A new model of shoaling and breaking waves: one-dimensional solitary wave on a mild sloping beach

We present a new approach to model coastal waves in the shoaling and surf zones. The model can be described as a depth-averaged large-eddy simulation model with a cutoff in the inertial subrange. The large-scale turbulence is explicitly resolved through an extra variable called enstrophy while the small-scale turbulence is modelled with a turbulent-viscosity hypothesis. The equations are derived by averaging the mass, momentum and kinetic energy equations assuming a shallow-water flow, a negligible bottom shear stress and a weakly turbulent flow assumption which is not restrictive in practice. The model is fully nonlinear and has the same dispersive properties as the Green-Naghdi equations. It is validated by numerical tests and by comparison with experimental results of the literature on the propagation of a one-dimensional solitary wave over a mild sloping beach. The wave breaking is characterized by a sudden increase of the enstrophy which allows us to propose a breaking criterion based on the new concept of virtual enstrophy.
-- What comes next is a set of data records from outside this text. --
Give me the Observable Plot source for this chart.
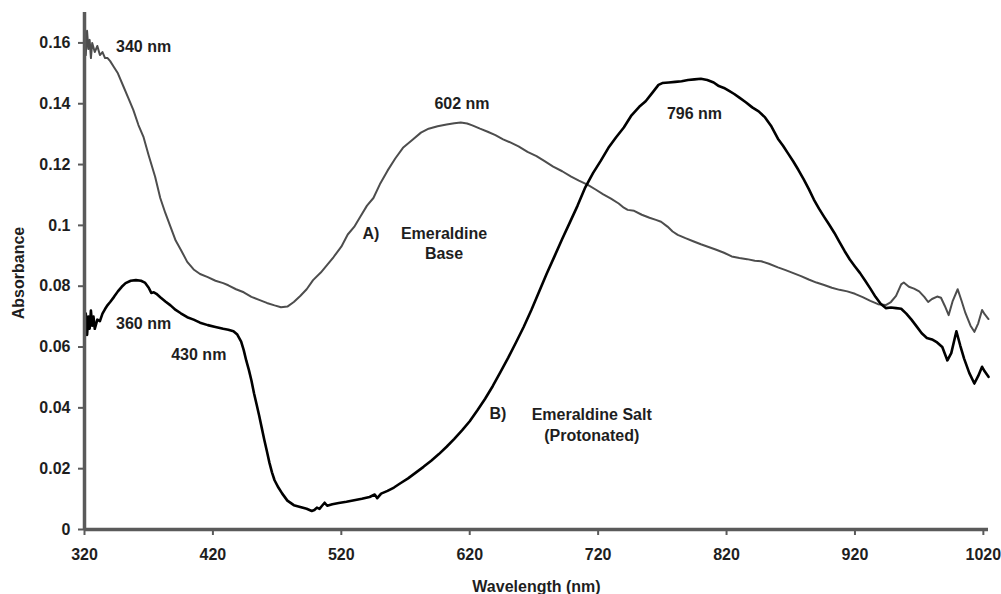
<!DOCTYPE html>
<html>
<head>
<meta charset="utf-8">
<script src="https://cdn.jsdelivr.net/npm/d3@7"></script>
<script src="https://cdn.jsdelivr.net/npm/@observablehq/plot@0.6"></script>
<style>
  html, body { margin: 0; padding: 0; background: #fff; }
  #chart { width: 1001px; height: 594px; }
</style>
</head>
<body>
<div id="chart"></div>
<script>
// ---- Data ----
// A) Emeraldine Base (grey)
const wlA = [320,321,322,323,324,325,326,328,330,332,334,336,338,340,343,346,350,354,358,362,366,370,375,379,383,387,391,395,400,405,410,416,422,428,432,438,444,450,456,462,468,473,478,483,488,493,498,504,509,514,520,525,530,535,540,545,550,556,562,568,575,582,588,595,602,608,613,618,622,628,634,640,646,652,658,665,672,678,685,692,699,705,712,718,724,730,736,740,743,748,754,760,765,769,774,778,782,788,794,800,806,812,818,824,830,836,842,847,853,860,866,872,878,884,890,896,902,908,914,920,926,932,938,944,948,952,956,958,962,966,970,974,977,980,984,987,990,993,996,1000,1003,1006,1010,1013,1016,1019,1021,1024];
const absA = [0.162,0.156,0.164,0.158,0.161,0.155,0.160,0.157,0.159,0.156,0.157,0.155,0.155,0.154,0.152,0.150,0.146,0.142,0.138,0.133,0.129,0.123,0.116,0.109,0.104,0.0995,0.095,0.092,0.088,0.0855,0.084,0.083,0.0818,0.081,0.0803,0.079,0.078,0.0765,0.0755,0.0745,0.0737,0.0731,0.0733,0.0748,0.0768,0.079,0.082,0.0845,0.087,0.0896,0.093,0.097,0.0995,0.103,0.1065,0.109,0.1135,0.118,0.122,0.1255,0.128,0.1305,0.1318,0.1326,0.1332,0.1336,0.1338,0.1335,0.1329,0.1318,0.1308,0.1297,0.1283,0.1272,0.126,0.1242,0.1228,0.1212,0.1193,0.1178,0.116,0.1147,0.1133,0.1118,0.1102,0.1088,0.1072,0.1058,0.1051,0.1048,0.1035,0.1025,0.1018,0.1012,0.0996,0.098,0.0969,0.0958,0.0948,0.0938,0.0929,0.092,0.091,0.0898,0.0893,0.0889,0.0884,0.0882,0.0874,0.0862,0.0853,0.0843,0.0833,0.0822,0.0812,0.0804,0.0795,0.0788,0.0783,0.0775,0.0764,0.0752,0.0741,0.0738,0.0748,0.0768,0.0806,0.0812,0.0798,0.0792,0.0783,0.0765,0.0748,0.0758,0.0766,0.0762,0.0735,0.0705,0.075,0.079,0.0752,0.0712,0.067,0.065,0.0678,0.0722,0.0708,0.0692];

// B) Emeraldine Salt (Protonated) (black)
const wlB = [320,321,322,323,324,325,326,327,328,330,332,334,336,338,340,343,346,349,352,356,360,364,367,370,372,374,376,379,383,387,391,395,400,405,410,416,422,428,432,436,439,442,444,446,448,450,452,454,456,458,460,462,464,466,468,471,474,478,483,488,493,497,499,501,503,505,507,509,513,518,524,530,536,542,546,548,551,556,561,566,572,578,584,590,596,602,608,614,620,626,632,638,644,650,656,662,668,674,680,686,692,698,704,710,716,722,728,734,740,746,752,757,762,767,770,775,780,785,790,795,800,805,810,814,818,822,826,830,835,840,845,850,855,860,864,868,872,876,880,884,888,892,896,900,904,908,912,916,920,924,928,932,936,940,944,948,952,956,960,964,968,972,976,980,984,988,992,995,999,1002,1005,1009,1013,1016,1019,1021,1024];
const absB = [0.067,0.071,0.064,0.070,0.066,0.072,0.067,0.070,0.066,0.069,0.0685,0.071,0.0725,0.0738,0.0748,0.0765,0.0783,0.0798,0.081,0.0818,0.082,0.0818,0.0812,0.0795,0.0778,0.078,0.0775,0.0764,0.075,0.0737,0.0722,0.0711,0.0698,0.069,0.068,0.0672,0.0666,0.066,0.0657,0.0652,0.0641,0.0618,0.059,0.0555,0.0525,0.049,0.0448,0.0412,0.0375,0.0335,0.0295,0.0258,0.022,0.0188,0.0162,0.0138,0.0118,0.0095,0.008,0.0074,0.0068,0.0061,0.0064,0.0072,0.0068,0.0078,0.0088,0.0078,0.0083,0.0087,0.0091,0.0096,0.0101,0.0107,0.0115,0.0103,0.0118,0.0127,0.0138,0.0152,0.0168,0.0187,0.0206,0.0226,0.0248,0.0272,0.0298,0.0326,0.0356,0.0392,0.043,0.0472,0.0518,0.0565,0.0615,0.0666,0.0722,0.0782,0.0842,0.0898,0.0955,0.101,0.1065,0.1125,0.1172,0.1212,0.1255,0.129,0.1322,0.1362,0.139,0.1408,0.1435,0.1462,0.1468,0.147,0.1472,0.1474,0.1478,0.148,0.1482,0.1478,0.147,0.1458,0.1452,0.1442,0.1432,0.142,0.1405,0.1388,0.1375,0.1355,0.1325,0.1285,0.1262,0.1236,0.121,0.1182,0.1152,0.112,0.1085,0.1055,0.1028,0.1002,0.0975,0.0945,0.0915,0.0888,0.0865,0.0843,0.0818,0.0792,0.0765,0.0742,0.0728,0.073,0.0728,0.0726,0.071,0.069,0.0668,0.0645,0.063,0.0625,0.0615,0.06,0.0556,0.058,0.0652,0.0605,0.0562,0.0515,0.048,0.0505,0.0535,0.052,0.0502];

// Axis ticks
const xTicks = [320, 420, 520, 620, 720, 820, 920, 1020];
const yTicks = [0, 0.02, 0.04, 0.06, 0.08, 0.1, 0.12, 0.14, 0.16];
const yTickLabels = ["0", "0.02", "0.04", "0.06", "0.08", "0.1", "0.12", "0.14", "0.16"];

// Annotations (anchored in data coordinates)
const annText = ["340 nm", "360 nm", "430 nm", "602 nm", "796 nm", "A)", "Emeraldine\nBase", "B)", "Emeraldine Salt\n(Protonated)"];
const annX    = [366, 366, 409, 614, 795, 543, 600, 642, 715];
const annY    = [0.1592, 0.0681, 0.0579, 0.1404, 0.1371, 0.0977, 0.0944, 0.0385, 0.0347];

// ---- Build ----
const seriesA = wlA.map((w, i) => ({wl: w, abs: absA[i]}));
const seriesB = wlB.map((w, i) => ({wl: w, abs: absB[i]}));
const annotations = annText.map((t, i) => ({text: t, wl: annX[i], abs: annY[i]}));

const axisColor = "#5a5a5a";
const textColor = "#1e1e1e";

const chart = Plot.plot({
  width: 1001,
  height: 594,
  marginLeft: 84,
  marginRight: 13,
  marginTop: 12,
  marginBottom: 65,
  style: {
    fontFamily: "'Liberation Sans', Arial, sans-serif",
    fontSize: "16px",
    fontWeight: "bold",
    color: textColor,
    background: "#fff"
  },
  x: {domain: [320, 1024]},
  y: {domain: [0, 0.17]},
  marks: [
    Plot.axisX({ticks: xTicks, tickSize: 6, tickPadding: 13, tickFormat: d => String(d),
      stroke: axisColor, strokeWidth: 2, label: null, fill: textColor}),
    Plot.axisY({ticks: yTicks, tickSize: 6, tickPadding: 8,
      tickFormat: d => yTickLabels[yTicks.indexOf(d)] ?? String(d),
      stroke: axisColor, strokeWidth: 2, label: null, fill: textColor}),
    Plot.line(seriesA, {x: "wl", y: "abs", stroke: "#4d4d4d", strokeWidth: 2, strokeLinejoin: "round"}),
    Plot.line(seriesB, {x: "wl", y: "abs", stroke: "#000", strokeWidth: 2.6, strokeLinejoin: "round"}),
    Plot.ruleX([320], {stroke: axisColor, strokeWidth: 3.5}),
    Plot.ruleY([0], {stroke: axisColor, strokeWidth: 3.5}),
    Plot.text(annotations, {x: "wl", y: "abs", text: "text", fill: textColor, fontSize: 16, fontWeight: "bold", textAnchor: "middle", lineAnchor: "middle", lineHeight: 1.3}),
    Plot.text(["Absorbance"], {frameAnchor: "left", dx: -66, dy: 2, rotate: -90, textAnchor: "middle", lineAnchor: "middle", fill: textColor, fontSize: 16, fontWeight: "bold"}),
    Plot.text(["Wavelength (nm)"], {frameAnchor: "bottom", dy: 57, textAnchor: "middle", lineAnchor: "middle", fill: textColor, fontSize: 16, fontWeight: "bold"})
  ]
});

document.getElementById("chart").appendChild(chart);
</script>
</body>
</html>
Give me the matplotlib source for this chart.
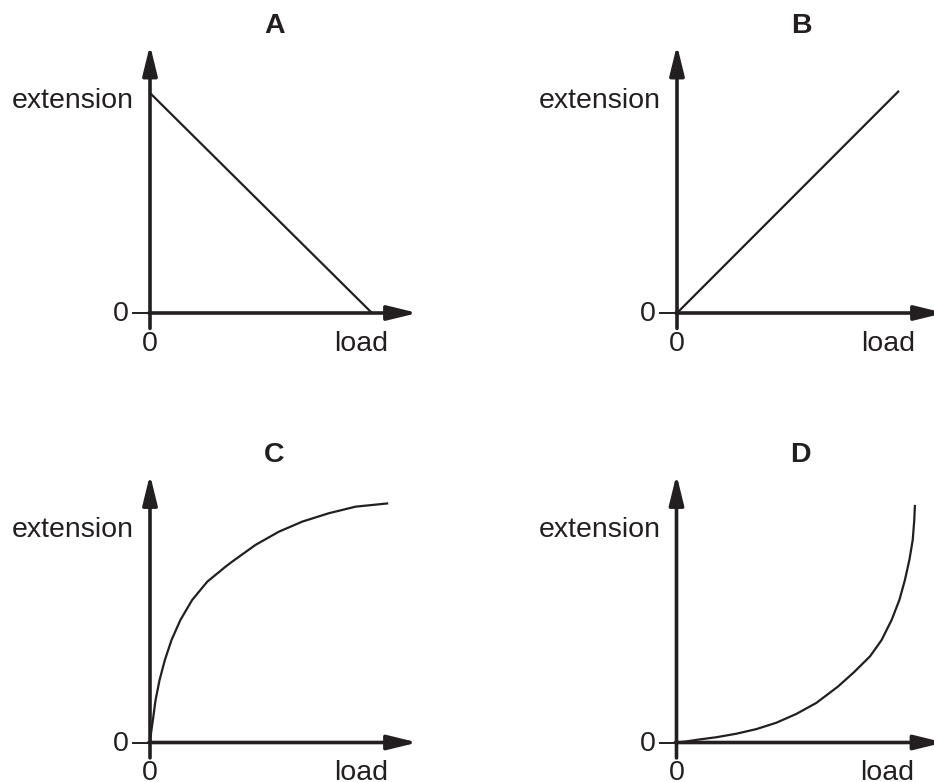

The model features three empirical parameters. The first one governs the turbulent dissipation and was found to be a constant. The eddy viscosity is determined by a turbulent Reynolds number depending only on the bottom slope. The third parameter defines the breaking criterion and depends only on the wave initial nonlinearity. These dependences give a predictive character to the model which is suitable for further developments.